もちろん、トータルで人類は進歩しているという人があるとしても、おそらく多くの人の(少なくとも斜陽国家・日本の人々の)個人の実感ベースの考えとしては、このままのうのうと生きていくことはできず、このまま生きていてもジリ貧になって、様々な意味で貧しいところへと転落していくのみだ、という危機感を覚えられている方も少なくないと思います。

私もこうした立場をとっています。これは単なる悲観主義ではなくて、悲観的・防衛的な態度をもったうえでの(私の目からみて)現実的な判断ですし、何も備えずに没落していくよりは、徹底的に備えていたけれども何も起きなかった、というほうがよほどよいでしょう。過剰な防衛・予防は、それが無意味であると事後的に判明したときには滑稽に見えるかもしれませんが、それでもいいではないか、ということです。

この点を踏まえるのであれば、精神的なレベルで成長しようとしない・変わろうとしない・変化に対して柔軟な姿勢をとらないのは、完全な悪手であるように思われるのですね。

(繰り返しますが、あくまでも私がそう思うということです。)


であれば私たちは、心を軋ませる覚悟を、心が軋む音を聞きつづける覚悟を持ったほうがよいのではないでしょうか。

仮に成長し、変化し、技術やセンスを身につけながら、心がいっさい軋みを立てないのであれば、それは嬉しいことでしょう。

しかし、価値のある、困難なことであれば、特に学び始めにあっては苦労やフラストレーションが絶えません。

であれば、始めるときに必要なもののひとつは、心がきしむ音を聞き続けることを覚悟してことに当たる態度なのかもしれません。
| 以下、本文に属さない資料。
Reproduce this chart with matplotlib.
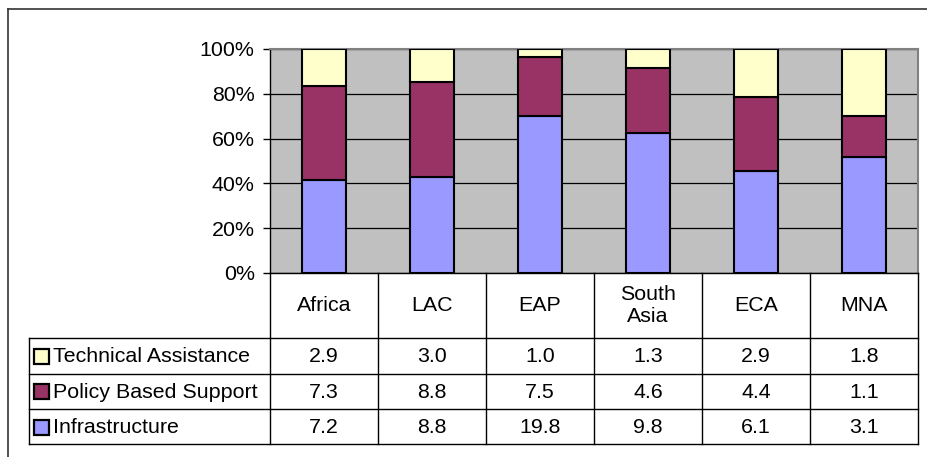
import matplotlib
matplotlib.use("Agg")
import numpy as np
import matplotlib.pyplot as plt
from matplotlib.lines import Line2D
from matplotlib.patches import Rectangle

plt.rcParams['font.family'] = ['Liberation Sans', 'DejaVu Sans']

# ---- data ----
regions = ["Africa", "LAC", "EAP", "South\nAsia", "ECA", "MNA"]
technical_assistance = [2.9, 3.0, 1.0, 1.3, 2.9, 1.8]
policy_support = [7.3, 8.8, 7.5, 4.6, 4.4, 1.1]
infrastructure = [7.2, 8.8, 19.8, 9.8, 6.1, 3.1]

series_names = ["Technical Assistance", "Policy Based Support", "Infrastructure"]
colors = {"Technical Assistance": "#FFFFCC",
          "Policy Based Support": "#993366",
          "Infrastructure": "#9999FF"}

W, H = 928, 457
FS = 15.4


def fx(px):
    return px / W


def fy(py):
    return 1 - py / H


fig = plt.figure(figsize=(W / 100, H / 100), dpi=100)

# ---- stacked 100% bars ----
ax = fig.add_axes([fx(270), fy(273), fx(918) - fx(270), fy(49) - fy(273)])
ax.set_facecolor("#C0C0C0")

infra = np.array(infrastructure)
pol = np.array(policy_support)
ta = np.array(technical_assistance)
total = infra + pol + ta
x = np.arange(len(regions))

bar_kw = dict(width=0.4, edgecolor="black", linewidth=1.5, zorder=3)
ax.bar(x, infra / total * 100, color=colors["Infrastructure"], **bar_kw)
ax.bar(x, pol / total * 100, bottom=infra / total * 100,
       color=colors["Policy Based Support"], **bar_kw)
ax.bar(x, ta / total * 100, bottom=(infra + pol) / total * 100,
       color=colors["Technical Assistance"], **bar_kw)

ax.set_xlim(-0.5, len(regions) - 0.5)
ax.set_ylim(0, 100)
ax.set_yticks(np.arange(0, 101, 20))
ax.set_yticklabels([f"{v}%" for v in range(0, 101, 20)], fontsize=FS)
ax.tick_params(axis="y", length=5, width=1, pad=6, color="black")
ax.set_xticks([])
ax.yaxis.grid(True, color="black", linewidth=0.9)
ax.set_axisbelow(True)
ax.spines["left"].set_color("black")
ax.spines["left"].set_linewidth(1)
for s in ("top", "right"):
    ax.spines[s].set_color("#808080")
    ax.spines[s].set_linewidth(1.5)
ax.spines["bottom"].set_visible(False)

# ---- data table underneath ----
tab = fig.add_axes([fx(270), fy(444), fx(918) - fx(270), fy(273) - fy(444)])
tab.set_xlim(-0.5, len(regions) - 0.5)
tab.set_ylim(171, 0)
tab.axis("off")

col_w = 108.0
xl = -0.5 - (270 - 29) / col_w
row_edges = [0, 65, 100.5, 136, 171]
line_kw = dict(color="black", linewidth=1, clip_on=False)

tab.plot([-0.5, len(regions) - 0.5], [0, 0], **line_kw)
for yv in row_edges[1:]:
    tab.plot([xl, len(regions) - 0.5], [yv, yv], **line_kw)
for k in range(len(regions) + 1):
    tab.plot([k - 0.5, k - 0.5], [0, 171], **line_kw)
tab.plot([xl, xl], [65, 171], **line_kw)

for i, name in enumerate(regions):
    tab.text(i, 32.5, name, ha="center", va="center", fontsize=FS,
             linespacing=1.15)

rows = [technical_assistance, policy_support, infrastructure]
for r, (name, vals) in enumerate(zip(series_names, rows)):
    yc = (row_edges[r + 1] + row_edges[r + 2]) / 2
    for i, v in enumerate(vals):
        tab.text(i, yc + 1, f"{v:.1f}", ha="center", va="center", fontsize=FS)
    kx = xl + (34 - 29) / col_w
    tab.add_patch(Rectangle((kx, yc - 7), 15 / col_w, 15,
                            facecolor=colors[name], edgecolor="black",
                            linewidth=1.6, clip_on=False))
    tab.text(xl + (53 - 29) / col_w, yc + 1, name, ha="left", va="center",
             fontsize=FS)

# chart frame
fig.add_artist(Line2D([fx(8), fx(8)], [fy(9), 0], color="#333333", linewidth=1.2))
fig.add_artist(Line2D([fx(8), 1], [fy(9), fy(9)], color="#333333", linewidth=1.2))

fig.savefig("out.png", dpi=100)
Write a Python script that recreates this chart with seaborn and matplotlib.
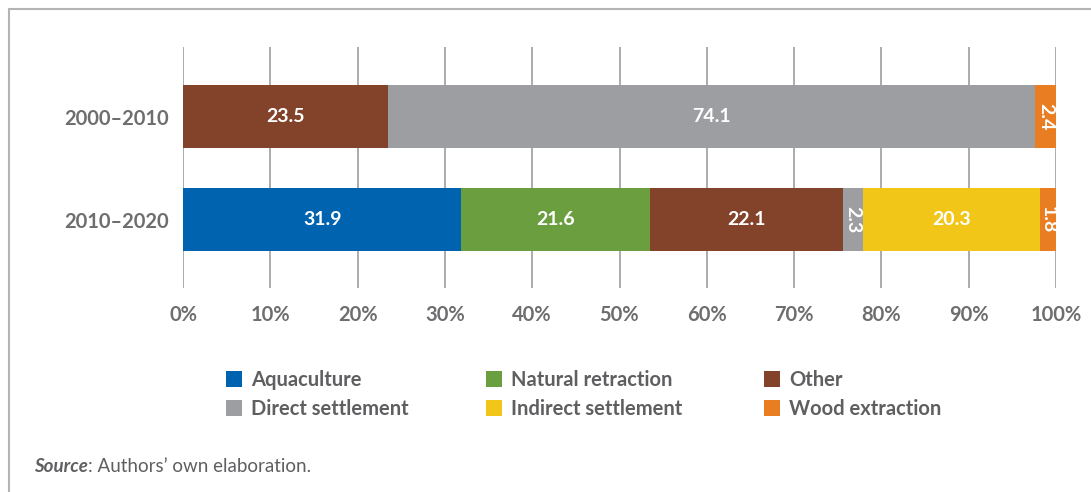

実際にこのように覚悟を決めてみれば、おそらくは日々軋みを立てる心に耳を傾けるのも、それはそれで痛い耳を塞ぎたくなるような経験であるとは言っても、そこそこいい経験になるでしょう。心が軋んでいるということそれ自体を、将来の果実をもたらす営為に勤しんでいることの証左とみとめて、密かに喜ぶことができるかもしれないからです。

最初から痛いものだと思っておけば、そしてその痛さが自分の糧になるのだと思っておけば、その痛みすらも楽しむことができるようになるのではないか、ということです。


そして、この痛みというものが、もはや痛みと感じられず、ある屈折したかたちで快楽へと短絡されれば、「全自動成長機」としての私たちの精神の体制が確立されることになるでしょう。

実に、ある事柄におけるパフォーマンスが最も向上し、トータルで豊かになるのは、手段が自己目的化するときであり、つまり目的へと秩序づけられていた、キツかったはずの手段や経路というものそれ自体が楽しくなったときです。

ある高校や大学に受かりたいという目標が共通しているとして、苦行だと思って勉強をしている人と、楽しんで取り組んでいる人のどちらができるようになるかと言えば、おそらくは後者でしょう。容易に想像がつくことと思われます。 

そうして楽しめたときににこそ極めて大きな成果が出るのですから、心が軋む音さえ快く感じられるようになるまで自らの精神を鍛えていきたいものです。

そしてそのためにまずもって必要なことのひとつは、つまり痛みと楽しみを短絡するところまで行き着くための必要条件のひとつは、心は軋むよね、当然痛いよねという或る種の諦め、ないしは覚悟を持つことであるように思われます。

■【まとめ】
・常識や偏見を寄せ集めてある程度固まってしまった精神が成長して変容する中では、嫌な音・きしみが立つ可能性がある。そのような嫌な音を聞く覚悟が、成長して変容していくためには必要であろう。

・そのように覚悟を決めておけば、心が軋む音さえも快く感じられるようになるかもしれない。